Asgari Ücret: İnsanca Yaşam ve Gelir Seviyesi
Asgari ücret, vatandaşlarımızın insanca yaşam seviyesini temin etmeyi hedefleyen bir kavramdır.
Ülkemizin değişmez gündemlerinden birisinin asgari ücret olması insanca yaşam ve gelir seviyesindeki sorunu göstermektedir. Hele hele yılda bir düzenlenen asgari ücretin artık yılda iki defa düzenlenmesi bile ekonominin içine düştüğü durumu net olarak göstermektedir. Bir bakıma yapılan tavşan kaç tazı tut misalidir. Enflasyon tavşan olmuş süratine yetişilemiyor. Tavşan tutulamadığı için sürekli manevra yapılmaktadır. Asgari ücretin sürekli değiştirilmesi çözüm değildir.
Asgari ücreti artırmak tek başına düzenlenmesi olsa olsa zaman kazanmak ve bir algı yönetmekten öte gidememektedir. Neden mi, satın alma düzeyini belli bir seviyede tutamazsanız, asgari ücretle oynamanın bir faydası olmaz. Son yıllarda ülkemizde asgari ücret artışlarına paralel olarak gelir düzeyi hızla düşmekte ve alınan para maalesef pul haline gelmektedir. Bu nedenle asgari ücretin yanında enflasyonu kontrol altına almak, vatandaşın gelir düzeyini uygun hale getirmek zorunludur.
Siyasete yeni bir bakış açısı getirerek sadece gelir ve maaş değil, aynı zamanda alım gücünün artırılması ve gelir düzeyinin yükseltilmesi önemlidir. Bu, sosyal devlet projeleri ve ekonomik politikalarla mümkündür. vatandaşların gelir düzeyini asgari geçim seviyesine çıkarmakla mümkun olacaktır. Tarım politikalarından tutun da topyekûn ekonomik alanlarda sorunların çözülmesi ve bireylerin satın alma gücünün desteklenmesi gerekmektedir.
Bu konseptlere uygun hareket etmek ve gereken adımları atmak zorundayız. Algı yönetiminden öteye geçebilmek için kaynakları etkin bir şekilde değerlendirerek hareket etmeliyiz. Ülkemizin zengin kaynaklarını ve insan kaynağını kullanarak inovasyon gücümüzü ortaya koymalıyız.
Sonuç olarak, asgari ücretin sadece bir rakam olmaktan öteye geçmesi için ekonomiye bütüncül bakılması gerekir. Bunun yolu tüketim eksenli model olan Prof. Dr. Haydar Baş hocamıza ait olan Milli Ekonomi Modeli Sosyal Devlet Milli Devlet projelerini hayata geçirmeli ve kaynaklarımızı verimli bir şekilde kullanmalıyız.

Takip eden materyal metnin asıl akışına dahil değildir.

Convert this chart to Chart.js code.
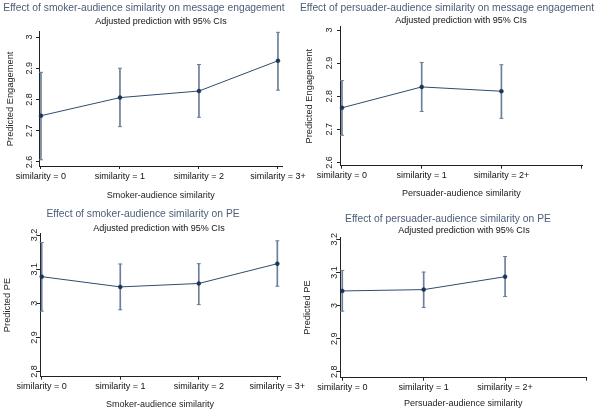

Aksi halde insanımıza da sahip çıkamayız, ekonomik dengelerin sürekli oynak ve kırılgan olması baştan sona bütün politikaları etkiler. Hatta vatandaşlarımızın yurt dışına çıkması ve beyin göçü bile engellenemez.
Bağımsız Türkiye Partisi’nin vizyonunda bu çözüm yer almaktadır. Geleceğimize sahip çıkmak için bu çözümü benimsemeli ve hayata geçirmeliyiz. Vatandaşımızın haklarına sahip çıkan, insan onurunu koruyan bir ekonomi anlayışıyla daha güzel bir Türkiye’yi inşa edebiliriz.